# M.2 SSD (NvME or SATA) with the lowest power consumtion WHILE WRITING data



## Arwo (Jan 4, 2021)

Greetings from Northern Germany XD

I have the following problem.
I al looking for an option to backup pictures while traveling. The way I intend to do it is to connect a small hub to my IPad Pro and then plug in both my Cameras SD-Card and an external SSD (I dont like those travel routers that do it on their own, they are way to slow and I am not willing to pay the high premium for a portable SSD)
The problem is power delivery to the drive since the Lightning Port doesnt allow for a high power delivery.

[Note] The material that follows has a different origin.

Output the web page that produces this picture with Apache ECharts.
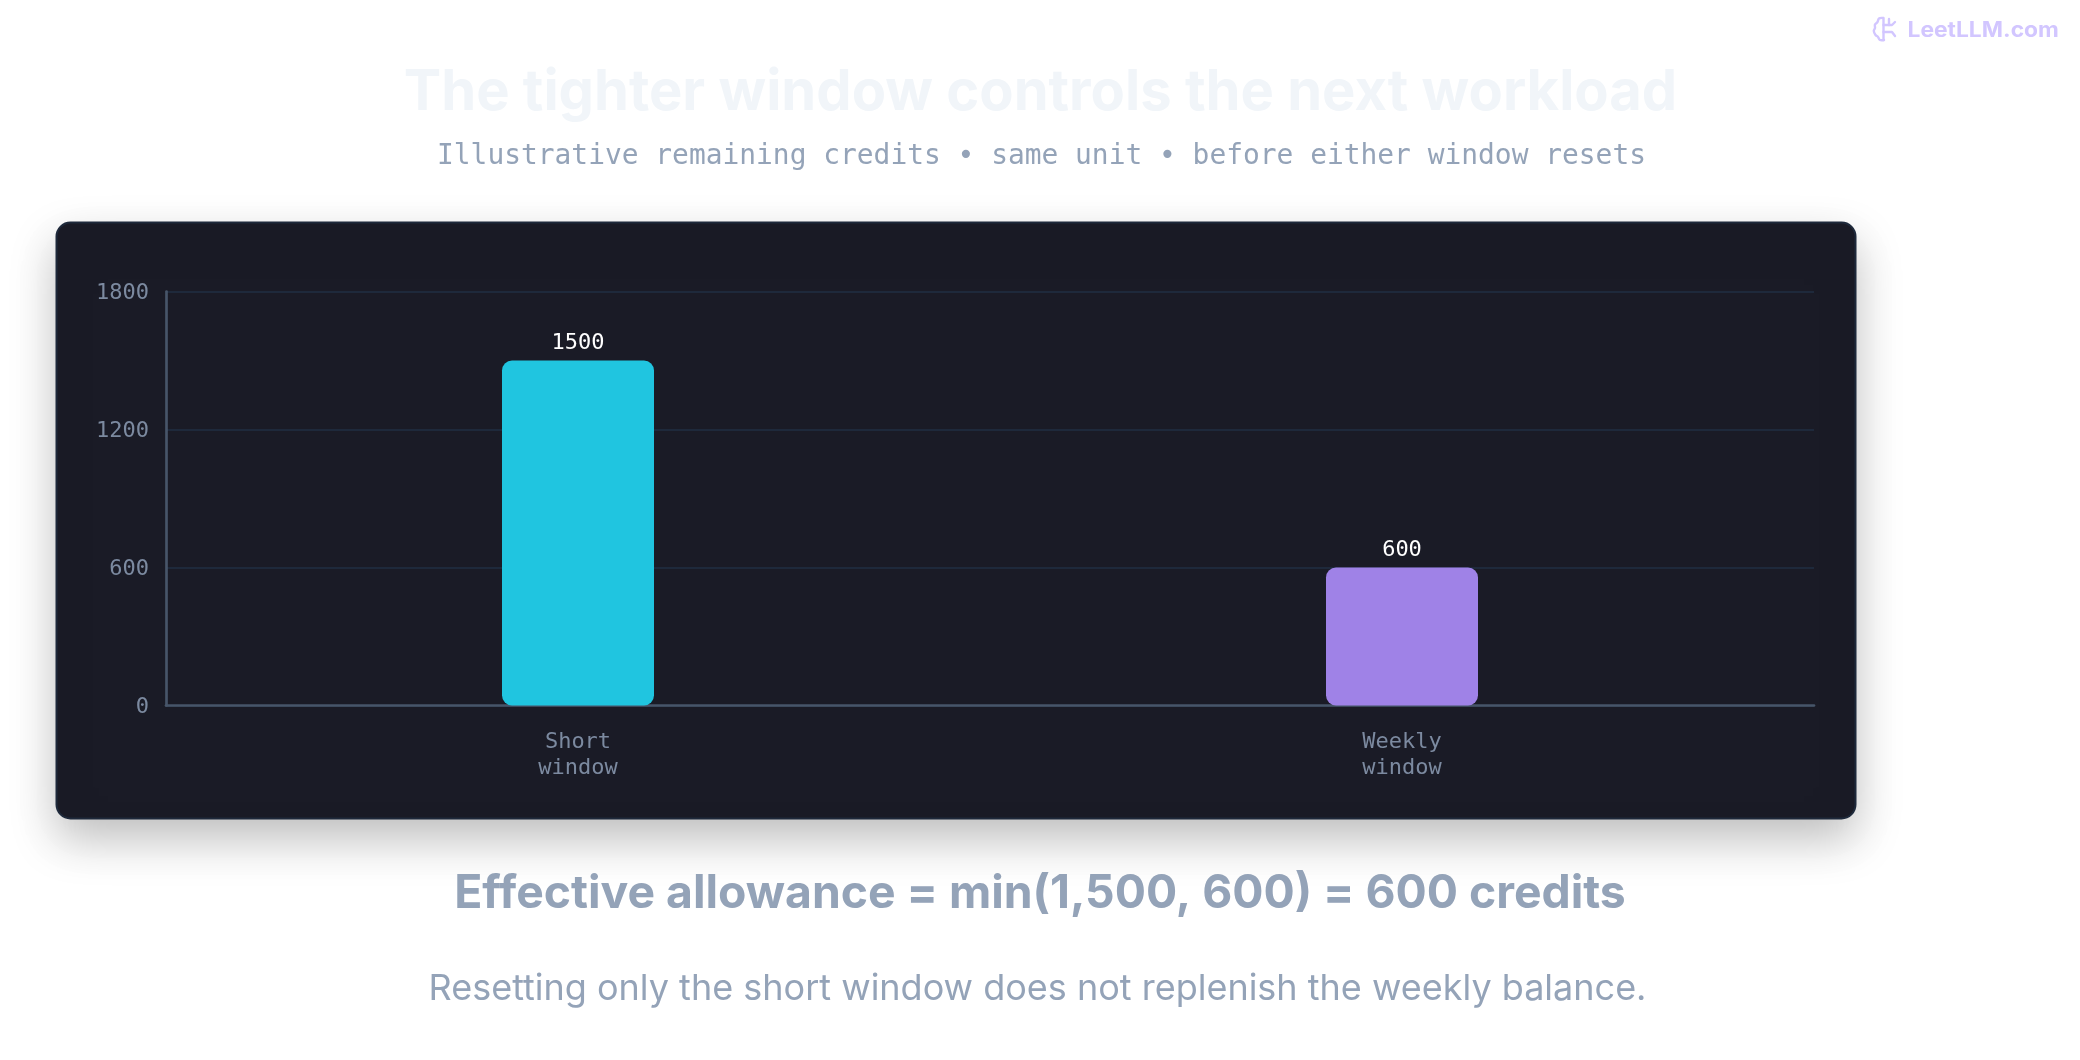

I have a fitting Dongle and I have tested it with my SD-Card and:
A USB stick (slow as f**k)
a 2.5" Samsung SSD (850 EVO) connected with a USB dongle (external power to the dongle)
a 2.5" adata HD710 travel drive with an unknown HDD inside

The USB stick works without external power to the dongle, The Adata enclosure WILL NOT start up the HDD (it just spins and then ticks and starts all over) and the SSD works barely, but disconnects the SD-Card when you plug it in so I assume that power delivery is at its limit and I dont want to risk that with pictures

I have read that m.2 SSD's (bith NVME and SATA) have a much lower power consumption, but all I can find are numbers for Idle and sleep states of the drive, not about the power draw while they are actually writing things (they all have a rating of 3.3V and around 2.5A wich is over 8W and - in theory - to much for the IPad
Important to note is also that I will be writing 32GB at a time (my SD-Card) so its important to know the power draw while writing to the TLC itself instead of the low-power cache.

Can someone recommend a drive or at least show me to a place that actually lists the power draw while the drive has to write??
I'm looking for a 256GB or 512GB drive that will end up in a USB-Case (somethink like this: https://www.amazon.de/ICY-BOX-Gehäuse-Kühlsystem-Aluminium/dp/B07NCMHG5H/ref=sr_1_20?__mk_de_DE=ÅMÅŽÕÑ&dchild=1&keywords=m.2+usb+case&qid=1609774061&sr=8-20)

Thanks in Advance


----------



## illli (Jan 28, 2021)

Arwo said:


> I have read that m.2 SSD's (bith NVME and SATA) have a much lower power consumption, but all I can find are numbers for Idle and sleep states of the drive, not about the power draw while they are actually writing things (they all have a rating of 3.3V and around 2.5A wich is over 8W and - in theory - to much for the IPad
> Important to note is also that I will be writing 32GB at a time (my SD-Card) so its important to know the power draw while writing to the TLC itself instead of the low-power cache.
> 
> Can someone recommend a drive or at least show me to a place that actually lists the power draw while the drive has to write??



This might help somewhat https://www.anandtech.com/show/16012/the-sk-hynix-gold-p31-ssd-review/7
For the enclosure, you might ask here https://forums.anandtech.com/threads/stable-nvme-usb-adapter.2572973/?view=date  theres a lot more knowledgeable people in that topic and might can tell you of an enclosure that is more efficient than others


----------